Kevin Hassett, Director of the National Economic Council, said American farmers will find financial relief quickly once a deal with Iran reopens the Strait of Hormuz.
The stability of this maritime corridor is critical for global energy markets. Because farming operations rely heavily on fuel for machinery and transport, any disruption to oil supplies directly increases overhead costs for producers.
Speaking in an interview with NewsNation's Kellie Meyer, Hassett connected the geopolitical tension in the region to the domestic economic strain felt by the agricultural sector. He said, "American farmers will feel financial relief relatively quickly once a deal with Iran is made and the Strait of Hormuz reopens" [1].
The Director's outlook suggests that easing oil supply constraints would lower fuel costs, which in turn would improve overall farm income. This recovery is viewed as a key component of broader economic goals. Hassett has previously eyed a projected annual growth rate of six percent [2] for the U.S. economy, despite the ongoing turmoil in the Strait and rising inflation pressures.
Agricultural producers have faced volatile input costs as geopolitical instability affects the flow of crude oil. A resolution with Iran would theoretically remove the risk premium currently affecting energy prices, a shift that Hassett believes would translate into immediate benefits for those in the farming industry.

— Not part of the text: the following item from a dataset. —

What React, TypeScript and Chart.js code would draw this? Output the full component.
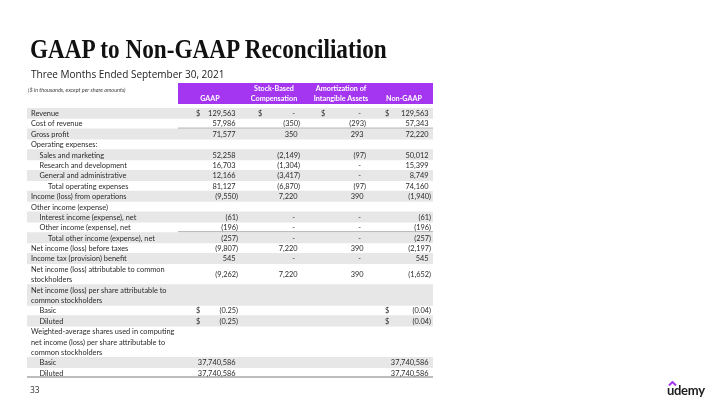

While the timeline for such a deal remains uncertain, the administration's focus on the Strait of Hormuz underscores the interdependence of Middle East diplomacy and the financial health of the American heartland.
“American farmers will feel financial relief relatively quickly once a deal with Iran is made and the Strait of Hormuz reopens.”
This statement highlights the vulnerability of the U.S. agricultural sector to global energy shocks. By linking farm income directly to the reopening of the Strait of Hormuz, the administration is acknowledging that domestic food production costs are heavily tied to geopolitical stability in the Middle East. It suggests that the National Economic Council views energy price stabilization as a primary lever for supporting rural economic recovery.